Recently, new adopter Nick contacted me for cat behavior counseling regarding his cat, Lance. Lance was hiding under the couch and Nick was concerned.
I told Nick that when Lance is hiding just sit next to him on the floor and read, do work, or talk on the phone. Don't make any overtures toward him so that - from Lance's point of view - Nick comes off as non-threatening. Lance will eventually feel that it is safe to come closer and investigate Nick on his own timetable. It helps to get down to the cat’s level when interacting with him instead of towering over him.
Another idea is using a cat tunnel. Many cats like these for when they do venture out since it gives them a safe place to hide, yet they are out from wherever they are hiding. It's a stepping stone. Even going from the hiding place to the tunnel is a good step.
Another thing Nick can do with Lance is to use an interactive play toy (a fishing pole type toy) and try to spark his interest in play. Even if he is just interested in the toy and only watching it, he is focusing on something else other than his fear. When Lance does venture out from his hiding place, even just a little, Nick should engage him in a little play session to help calm him and be sure to offer him a treat as a reward.
Once Lance begins to see Nick as his provider, he will warm up to his new pet parent. I advised him to visit with Lance as much as possible and care for all of his basic needs. Be calm, encouraging and supportive. Let Lance go at his own pace.
Whenever Nick goes near where Lance is hiding, he should casually greet him with his voice.

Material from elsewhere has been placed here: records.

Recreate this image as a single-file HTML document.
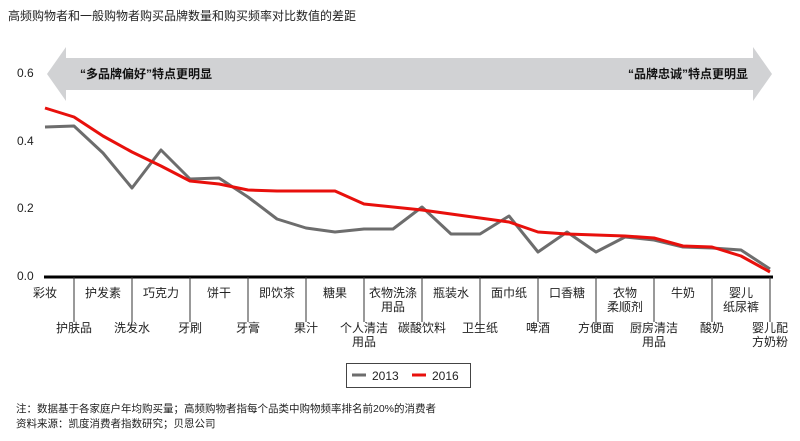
<!DOCTYPE html>
<html><head><meta charset="utf-8"><style>
body{margin:0;background:#fff;width:800px;height:436px;overflow:hidden;font-family:"Liberation Sans","Noto Sans CJK SC",sans-serif;}
</style></head><body>
<svg width="800" height="436" xmlns="http://www.w3.org/2000/svg" font-family="Liberation Sans, Noto Sans CJK SC, sans-serif">
<text x="8" y="20" font-size="12" fill="#222">高频购物者和一般购物者购买品牌数量和购买频率对比数值的差距</text>
<polygon points="47,74 66,47 66,58 753,58 753,47 772,74 753,101 753,90 66,90 66,101" fill="#d1d2d4"/>
<text x="80" y="78" font-size="12" font-weight="bold" fill="#111">“多品牌偏好”特点更明显</text>
<text x="748" y="78" font-size="12" font-weight="bold" fill="#111" text-anchor="end">“品牌忠诚”特点更明显</text>
<g font-size="12" fill="#222">
<text x="17" y="77">0.6</text><text x="17" y="145">0.4</text><text x="17" y="212">0.2</text><text x="17" y="280">0.0</text>
</g>
<polyline fill="none" stroke="#6d6d6d" stroke-width="3" stroke-linejoin="round" points="45,127 74,126 103,153 132,188 161,150 190,179 219,178 248,197 277,219 306,228 335,232 364,229 393,229 422,207 451,234 480,234 509,216 538,252 567,232 596,252 625,237 654,240 683,247 712,248 741,250 770,269"/>
<polyline fill="none" stroke="#e8100c" stroke-width="3" stroke-linejoin="round" points="45,108 74,117 103,136 132,152 161,166 190,181 219,184 248,190 277,191 306,191 335,191 364,204 393,207 422,210 451,214 480,218 509,222 538,232 567,234 596,235 625,236 654,238 683,246 712,247 741,256 770,272"/>
<line x1="44" y1="277" x2="773" y2="277" stroke="#000" stroke-width="3"/>
<g stroke="#333" stroke-width="1">
<line x1="74" y1="277" x2="74" y2="322"/><line x1="132" y1="277" x2="132" y2="322"/><line x1="190" y1="277" x2="190" y2="322"/><line x1="248" y1="277" x2="248" y2="322"/><line x1="306" y1="277" x2="306" y2="322"/><line x1="364" y1="277" x2="364" y2="322"/><line x1="422" y1="277" x2="422" y2="322"/><line x1="480" y1="277" x2="480" y2="322"/><line x1="538" y1="277" x2="538" y2="322"/><line x1="596" y1="277" x2="596" y2="322"/><line x1="654" y1="277" x2="654" y2="322"/><line x1="712" y1="277" x2="712" y2="322"/><line x1="770" y1="277" x2="770" y2="322"/>
</g>
<g font-size="12" fill="#222" text-anchor="middle">
<text x="45" y="297">彩妆</text><text x="103" y="297">护发素</text><text x="161" y="297">巧克力</text><text x="219" y="297">饼干</text><text x="277" y="297">即饮茶</text><text x="335" y="297">糖果</text><text x="393" y="297">衣物洗涤</text><text x="393" y="311">用品</text><text x="451" y="297">瓶装水</text><text x="509" y="297">面巾纸</text><text x="567" y="297">口香糖</text><text x="625" y="297">衣物</text><text x="625" y="311">柔顺剂</text><text x="683" y="297">牛奶</text><text x="741" y="297">婴儿</text><text x="741" y="311">纸尿裤</text>
<text x="74" y="332">护肤品</text><text x="132" y="332">洗发水</text><text x="190" y="332">牙刷</text><text x="248" y="332">牙膏</text><text x="306" y="332">果汁</text><text x="364" y="332">个人清洁</text><text x="364" y="346">用品</text><text x="422" y="332">碳酸饮料</text><text x="480" y="332">卫生纸</text><text x="538" y="332">啤酒</text><text x="596" y="332">方便面</text><text x="654" y="332">厨房清洁</text><text x="654" y="346">用品</text><text x="712" y="332">酸奶</text><text x="770" y="332">婴儿配</text><text x="770" y="346">方奶粉</text>
</g>
<rect x="346.5" y="363.5" width="124" height="24" fill="#fff" stroke="#444"/>
<line x1="352" y1="375" x2="366" y2="375" stroke="#6d6d6d" stroke-width="3"/>
<text x="372" y="380" font-size="12" fill="#222">2013</text>
<line x1="412" y1="375" x2="426" y2="375" stroke="#e8100c" stroke-width="3"/>
<text x="432" y="380" font-size="12" fill="#222">2016</text>
<text x="16" y="412" font-size="10.5" fill="#222">注：数据基于各家庭户年均购买量；高频购物者指每个品类中购物频率排名前20%的消费者</text>
<text x="16" y="427" font-size="10.5" fill="#222">资料来源：凯度消费者指数研究；贝恩公司</text>
</svg>
</body></html>
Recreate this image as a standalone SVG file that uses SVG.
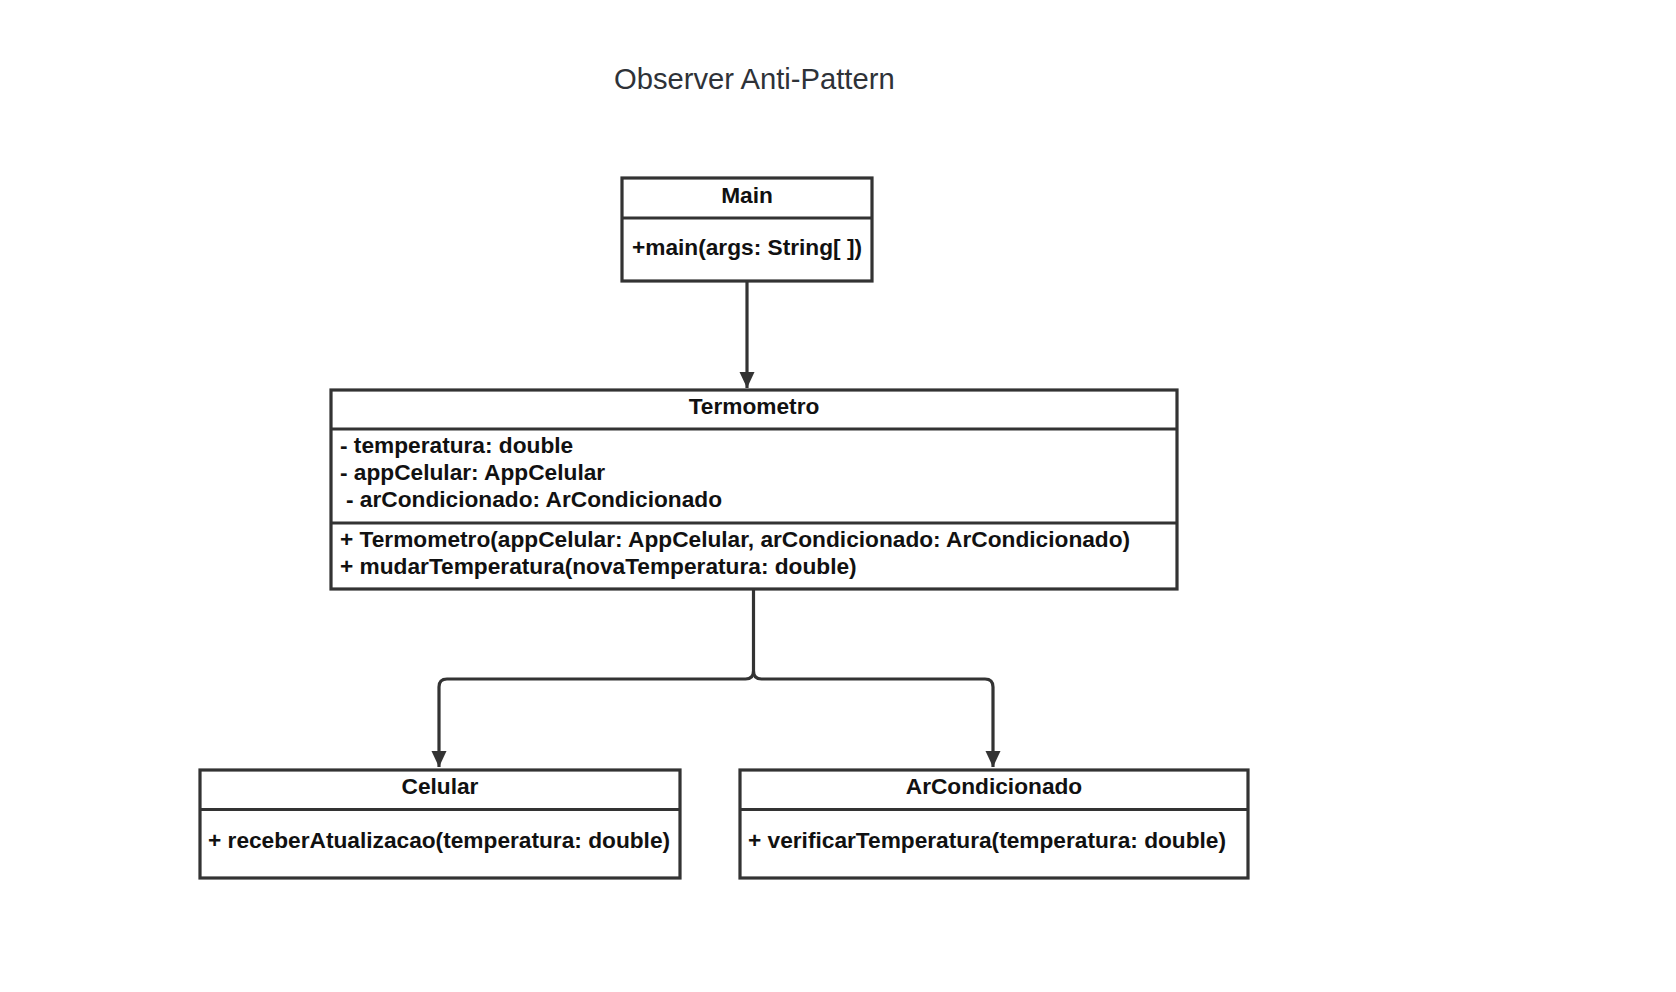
<svg xmlns="http://www.w3.org/2000/svg" width="1676" height="992" viewBox="0 0 1676 992">
<defs>
<style>
.box{fill:#fff;stroke:#333;stroke-width:3.2}
.div{stroke:#333;stroke-width:3.2}
.t{font-family:"Liberation Sans",Arial,sans-serif;font-weight:bold;font-size:22.7px;fill:#111}
.c{text-anchor:middle}
.edge{fill:none;stroke:#333;stroke-width:3.2}
.title{font-family:"Liberation Sans",Arial,sans-serif;font-size:29.2px;fill:#2e3238}
</style>
<marker id="arr" viewBox="0 0 16 16" refX="16" refY="8" markerWidth="16" markerHeight="16" markerUnits="userSpaceOnUse" orient="auto">
<path d="M0,0.5 L16,8 L0,15.5 Z" fill="#333"/>
</marker>
</defs>
<rect width="1676" height="992" fill="#fff"/>
<text class="title" x="614" y="89">Observer Anti-Pattern</text>

<g id="connectors">
<path class="edge" d="M747,281 V388" marker-end="url(#arr)"/>
<path class="edge" d="M753.5,589 V671 Q753.5,679 745.5,679 H447 Q439,679 439,687 V767" marker-end="url(#arr)"/>
<path class="edge" d="M753.5,671 Q753.5,679 761.5,679 H985 Q993,679 993,687 V767" marker-end="url(#arr)"/>
</g>

<g id="main">
<rect class="box" x="622" y="178" width="250" height="103"/>
<line class="div" x1="622" y1="218" x2="872" y2="218"/>
<text class="t c" x="747" y="203">Main</text>
<text class="t" x="632" y="255">+main(args: String[ ])</text>
</g>

<g id="termometro">
<rect class="box" x="331" y="390" width="846" height="199"/>
<line class="div" x1="331" y1="429" x2="1177" y2="429"/>
<line class="div" x1="331" y1="523" x2="1177" y2="523"/>
<text class="t c" x="754" y="414">Termometro</text>
<text class="t" x="340" y="452.5">- temperatura: double</text>
<text class="t" x="340" y="480">- appCelular: AppCelular</text>
<text class="t" x="346" y="507">- arCondicionado: ArCondicionado</text>
<text class="t" x="340" y="546.5">+ Termometro(appCelular: AppCelular, arCondicionado: ArCondicionado)</text>
<text class="t" x="340" y="574">+ mudarTemperatura(novaTemperatura: double)</text>
</g>

<g id="celular">
<rect class="box" x="200" y="770" width="480" height="108"/>
<line class="div" x1="200" y1="809.5" x2="680" y2="809.5"/>
<text class="t c" x="440" y="794">Celular</text>
<text class="t" x="208" y="848">+ receberAtualizacao(temperatura: double)</text>
</g>

<g id="arcondicionado">
<rect class="box" x="740" y="770" width="508" height="108"/>
<line class="div" x1="740" y1="809.5" x2="1248" y2="809.5"/>
<text class="t c" x="994" y="794">ArCondicionado</text>
<text class="t" x="748" y="848">+ verificarTemperatura(temperatura: double)</text>
</g>
</svg>
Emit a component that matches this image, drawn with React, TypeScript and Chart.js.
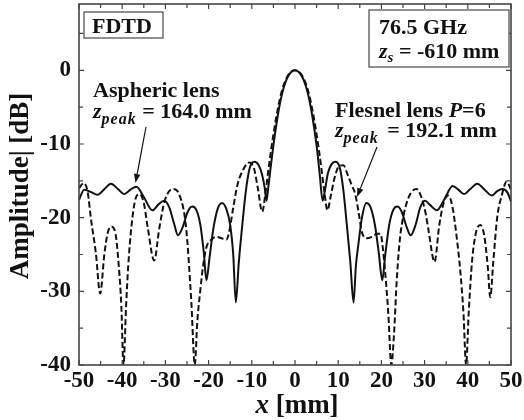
import { useEffect, useRef } from 'react';
import { Chart, registerables } from 'chart.js';

Chart.register(...registerables);

// Aspheric lens (solid)
const asphericX = [
  -50, -48.8, -47.3, -45.7, -44.1, -42.6, -41.0, -39.5, -38.1, -36.7, -35.0, -33.0, -31.6, -30.3,
  -29.1, -28.0, -27.1, -26.0, -24.9, -23.8, -22.8, -21.9, -21.1, -20.5, -19.8, -18.9, -17.9, -16.9,
  -15.9, -15.0, -14.3, -13.7, -13.0, -12.2, -11.4, -10.5, -9.4, -8.4, -7.6, -7.0, -6.6, -6.2, -5.7,
  -5.0, -4.0, -3.0, -2.0, -1.0, 0,
  1, 2, 3, 4, 5, 5.7, 6.4, 6.9, 7.6, 8.4, 9.4, 10.4, 11.2, 12.0, 12.8, 13.55, 14.1, 14.7, 15.5,
  16.5, 17.5, 18.5, 19.4, 20.2, 20.9, 21.8, 22.7, 23.7, 24.7, 25.8, 26.8, 27.9, 29.0, 30.1, 31.3,
  32.8, 34.5, 36.5, 37.8, 39.1, 40.6, 42.2, 43.9, 45.6, 46.8, 48.0, 49.2, 50,
];
const asphericY = [
  -17.6, -16.2, -16.5, -16.9, -16.1, -15.4, -16.1, -16.8, -16.2, -15.8, -17.2, -19.0, -18.2, -17.7,
  -18.6, -20.8, -22.4, -21.3, -19.3, -18.5, -19.0, -21.0, -24.8, -28.5, -25.5, -21.5, -18.8, -18.0,
  -18.8, -21.0, -25.0, -31.5, -26.0, -21.0, -16.5, -13.3, -12.4, -12.9, -14.2, -16.0, -17.7, -16.0, -13.5,
  -10.2, -6.2, -3.2, -1.3, -0.3, 0,
  -0.3, -1.3, -3.2, -6.2, -10.2, -14.0, -17.7, -16.4, -14.0, -12.8, -12.4, -13.3, -16.3, -21.0, -26.0, -31.5, -26.5, -23.5, -20.0,
  -18.0, -18.6, -21.0, -24.8, -28.5, -25.0, -21.0, -19.0, -18.5, -19.2, -21.2, -22.4, -21.0, -18.6, -17.7, -18.3,
  -19.0, -17.6, -15.7, -16.2, -16.8, -16.1, -15.4, -16.2, -17.0, -16.4, -16.1, -16.6, -17.8,
];

// Fresnel lens P=6 (dashed)
const fresnelX = [
  -50, -48.9, -48.0, -47.2, -46.1, -45.1, -44.1, -43.4, -42.6, -41.6, -40.8, -40.2, -39.7, -39.1,
  -38.6, -37.9, -36.9, -36.0, -35.0, -34.1, -32.6, -31.4, -30.2, -28.3, -26.7, -25.2, -24.0, -23.2,
  -22.6, -22.0, -21.2, -20.5, -19.4, -18.2, -17.0, -15.9, -15.1, -14.4, -13.3, -12.0, -10.6, -9.5,
  -8.6, -7.6, -6.8, -6.0, -5.0, -4.0, -3.0, -2.0, -1.0, 0,
  1, 2, 3, 4, 5, 6, 6.8, 7.5, 8.3, 9.2, 10.2, 11.2, 12.2, 13.2, 13.95, 14.7, 15.5, 16.6, 17.8, 19.0,
  19.8, 20.4, 20.9, 21.6, 22.3, 22.9, 23.6, 24.3, 25.2, 26.5, 28.1, 29.3, 30.3, 30.9, 32.3, 33.4,
  34.6, 35.5, 36.4, 37.4, 38.3, 39.0, 39.6, 40.2, 41.0, 41.9, 42.9, 43.8, 44.6, 45.2, 45.9, 46.8,
  47.9, 49.0, 50,
];
const fresnelY = [
  -16.0, -15.3, -16.5, -20.3, -24.8, -30.3, -24.8, -22.2, -21.2, -22.0, -26.5, -32.0, -40.0, -32.0,
  -26.5, -21.4, -17.4, -16.8, -18.0, -21.3, -25.8, -21.4, -17.8, -16.1, -17.0, -21.4, -31.4, -40.0,
  -34.0, -30.3, -26.2, -24.0, -23.0, -22.6, -22.8, -23.0, -21.5, -19.0, -15.5, -13.5, -12.5, -13.3,
  -16.0, -19.2, -16.5, -12.8, -8.7, -5.3, -2.7, -1.1, -0.25, 0,
  -0.25, -1.1, -2.7, -5.3, -8.7, -12.8, -16.5, -19.0, -17.0, -14.5, -13.0, -12.9, -14.2, -15.7, -16.8, -19.2, -22.0, -22.8, -22.6, -22.2,
  -22.2, -24.5, -27.6, -33.0, -40.0, -36.0, -28.0, -22.8, -19.5, -17.0, -16.1, -17.3, -19.6, -21.7, -26.0, -21.0,
  -17.6, -17.0, -18.4, -22.5, -27.5, -33.0, -40.0, -33.0, -25.8, -22.0, -21.0, -22.4, -26.5, -30.8, -26.0, -20.0,
  -16.9, -15.1, -16.2,
];

const xTickLabels = [-50, -40, -30, -20, -10, 0, 10, 20, 30, 40, 50];
const yTickLabels = [-40, -30, -20, -10, 0];
const xTickMarks = [-50, -45, -40, -35, -30, -25, -20, -15, -10, -5, 0, 5, 10, 15, 20, 25, 30, 35, 40, 45, 50];
const yTickMarks = [-40, -35, -30, -25, -20, -15, -10, -5, 0, 5];

const SERIF = '"Liberation Serif", "Times New Roman", serif';

function drawArrow(ctx: CanvasRenderingContext2D, x1: number, y1: number, x2: number, y2: number) {
  const ang = Math.atan2(y2 - y1, x2 - x1);
  const hl = 9;
  const hw = 3.2;
  ctx.save();
  ctx.strokeStyle = '#111';
  ctx.fillStyle = '#111';
  ctx.lineWidth = 1.2;
  ctx.beginPath();
  ctx.moveTo(x1, y1);
  ctx.lineTo(x2 - hl * Math.cos(ang), y2 - hl * Math.sin(ang));
  ctx.stroke();
  ctx.beginPath();
  ctx.moveTo(x2, y2);
  ctx.lineTo(x2 - hl * Math.cos(ang) + hw * Math.sin(ang), y2 - hl * Math.sin(ang) - hw * Math.cos(ang));
  ctx.lineTo(x2 - hl * Math.cos(ang) - hw * Math.sin(ang), y2 - hl * Math.sin(ang) + hw * Math.cos(ang));
  ctx.closePath();
  ctx.fill();
  ctx.restore();
}

function drawZpeak(ctx: CanvasRenderingContext2D, x: number, y: number, rest: string, gap: number) {
  ctx.font = `italic bold 22px ${SERIF}`;
  ctx.fillText('z', x, y);
  let cx = x + ctx.measureText('z').width;
  ctx.font = `italic bold 16px ${SERIF}`;
  (ctx as any).letterSpacing = '1px';
  ctx.fillText('peak', cx, y + 6);
  cx += ctx.measureText('peak').width + gap;
  (ctx as any).letterSpacing = '0px';
  ctx.font = `bold 22px ${SERIF}`;
  ctx.fillText(rest, cx, y);
}

const decorPlugin = {
  id: 'decor',
  afterDatasetsDraw(chart: any) {
    const ctx: CanvasRenderingContext2D = chart.ctx;
    const { left, right, top, bottom } = chart.chartArea;
    const xs = chart.scales.x;
    const ys = chart.scales.y;
    ctx.save();
    // frame
    ctx.strokeStyle = '#444';
    ctx.lineWidth = 1.6;
    ctx.strokeRect(left, top, right - left, bottom - top);
    // ticks
    ctx.lineWidth = 1.2;
    ctx.beginPath();
    xTickMarks.forEach((v) => {
      const px = xs.getPixelForValue(v);
      const len = v % 10 === 0 ? 5 : 4;
      ctx.moveTo(px, bottom);
      ctx.lineTo(px, bottom - len);
      ctx.moveTo(px, top);
      ctx.lineTo(px, top + len);
    });
    yTickMarks.forEach((v) => {
      const py = ys.getPixelForValue(v);
      const len = v % 10 === 0 ? 5 : 4;
      ctx.moveTo(left, py);
      ctx.lineTo(left + len, py);
      ctx.moveTo(right, py);
      ctx.lineTo(right - len, py);
    });
    ctx.stroke();

    // boxes
    ctx.fillStyle = '#fff';
    ctx.strokeStyle = '#555';
    ctx.lineWidth = 1.3;
    ctx.fillRect(84, 12, 79, 26);
    ctx.strokeRect(84, 12, 79, 26);
    ctx.fillRect(369, 10, 140, 57);
    ctx.strokeRect(369, 10, 140, 57);

    ctx.fillStyle = '#111';
    ctx.textBaseline = 'alphabetic';
    ctx.textAlign = 'left';
    ctx.font = `bold 22px ${SERIF}`;
    ctx.fillText('FDTD', 92, 33);
    ctx.fillText('76.5 GHz', 379, 34);
    ctx.font = `italic bold 22px ${SERIF}`;
    ctx.fillText('z', 379, 58);
    let w = ctx.measureText('z').width;
    ctx.font = `italic bold 15px ${SERIF}`;
    ctx.fillText('s', 379 + w, 62);
    w += ctx.measureText('s').width;
    ctx.font = `bold 22px ${SERIF}`;
    ctx.fillText(' = -610 mm', 379 + w, 58);

    // annotations
    ctx.font = `bold 22px ${SERIF}`;
    ctx.fillText('Aspheric lens', 93, 97);
    drawZpeak(ctx, 93, 118, ' = 164.0 mm', 0);

    ctx.font = `bold 22px ${SERIF}`;
    ctx.fillText('Flesnel lens ', 335, 117);
    let fw = ctx.measureText('Flesnel lens ').width;
    ctx.font = `italic bold 22px ${SERIF}`;
    ctx.fillText('P', 335 + fw, 117);
    fw += ctx.measureText('P').width;
    ctx.font = `bold 22px ${SERIF}`;
    ctx.fillText('=6', 335 + fw, 117);
    drawZpeak(ctx, 335, 137, ' = 192.1 mm', 3);

    drawArrow(ctx, 146, 127, 135.5, 183);
    drawArrow(ctx, 377, 147, 357, 197);

    // axis titles
    ctx.fillStyle = '#111';
    ctx.font = `bold 27px ${SERIF}`;
    const restW = ctx.measureText(' [mm]').width;
    ctx.font = `italic bold 27px ${SERIF}`;
    const xw = ctx.measureText('x').width;
    const startX = 297 - (xw + restW) / 2;
    ctx.fillText('x', startX, 413);
    ctx.font = `bold 27px ${SERIF}`;
    ctx.fillText(' [mm]', startX + xw, 413);

    ctx.save();
    ctx.translate(28, 186);
    ctx.rotate(-Math.PI / 2);
    ctx.textAlign = 'center';
    ctx.font = `bold 27px ${SERIF}`;
    ctx.fillText('Amplitude| [dB]', 0, 0);
    ctx.restore();

    ctx.restore();
  },
};

export default function App() {
  const ref = useRef<HTMLCanvasElement | null>(null);
  useEffect(() => {
    if (!ref.current) return;
    const chart = new Chart(ref.current, {
      type: 'line',
      data: {
        datasets: [
          {
            label: 'Aspheric lens',
            data: asphericX.map((x, i) => ({ x, y: asphericY[i] })),
            borderColor: '#111',
            borderWidth: 2,
            pointRadius: 0,
            cubicInterpolationMode: 'monotone',
            fill: false,
          },
          {
            label: 'Flesnel lens P=6',
            data: fresnelX.map((x, i) => ({ x, y: fresnelY[i] })),
            borderColor: '#111',
            borderWidth: 2,
            borderDash: [6, 3],
            pointRadius: 0,
            cubicInterpolationMode: 'monotone',
            fill: false,
          },
        ],
      },
      options: {
        animation: false,
        responsive: false,
        events: [],
        layout: { padding: { top: 4, right: 13, left: 0, bottom: 0 } },
        plugins: { legend: { display: false }, tooltip: { enabled: false } },
        scales: {
          x: {
            type: 'linear',
            min: -50,
            max: 50,
            grid: { display: false },
            border: { display: false },
            ticks: {
              autoSkip: false,
              maxRotation: 0,
              padding: -6,
              color: '#111',
              font: { family: SERIF, size: 23, weight: 'bold' },
              callback: (v: any) => String(v),
            },
            afterBuildTicks: (s: any) => {
              s.ticks = xTickLabels.map((v) => ({ value: v }));
            },
            afterFit: (s: any) => {
              s.height = 55;
              s.paddingLeft = 0;
              s.paddingRight = 0;
            },
          },
          y: {
            type: 'linear',
            min: -40,
            max: 9,
            grid: { display: false },
            border: { display: false },
            ticks: {
              autoSkip: false,
              padding: 0,
              color: '#111',
              font: { family: SERIF, size: 23, weight: 'bold' },
              callback: (v: any) => String(v),
            },
            afterBuildTicks: (s: any) => {
              s.ticks = yTickLabels.map((v) => ({ value: v }));
            },
            afterFit: (s: any) => {
              s.width = 79;
              s.paddingTop = 0;
              s.paddingBottom = 0;
            },
          },
        },
      },
      plugins: [decorPlugin],
    } as any);
    return () => chart.destroy();
  }, []);
  return (
    <div style={{ position: 'fixed', left: 0, top: 0, width: 524, height: 420, background: '#fff' }}>
      <canvas ref={ref} width={524} height={420} style={{ width: 524, height: 420 }} />
    </div>
  );
}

When Lance does venture closer, maybe sniff at Nick or his shoes, he should just act as if nothing is earth-shattering. Keep it light. Let Lance do the investigation at his own pace. It may take several sessions of Nick sitting near him, playing with him, offering treats, but let him set the pace of the progress.
I also instructed Nick to be sure not to try to drag Lance out. He’ll only run away and have a hard time trusting Nick. Lance is not hiding because he doesn’t like Nick—it’s his way of adjusting and trying to cope with all of the changes. Try tempting him out with a tasty treat or fun toy and he just might forget his fear. Feather toys or string toys attached to poles are great devices to coax him into coming closer. But it is OK if he wants to stay in his safe spot - in these matters, it is always best to go at the cat's pace.
Food can be used as a bonding tool. Feed cats special treats at a scheduled time in addition to offering the cat dry food at all times. This will help him make a positive association between you and the food. Try a particularly smelly brand of wet cat food or traditional cat treats to entice him. "People" tuna fish is good, too.
I counsel everyone in these situations to lavish love and attention on their cats, even if it just telling your cat that you love him. Keep earning trust with new cats through daily care, playtime and routine!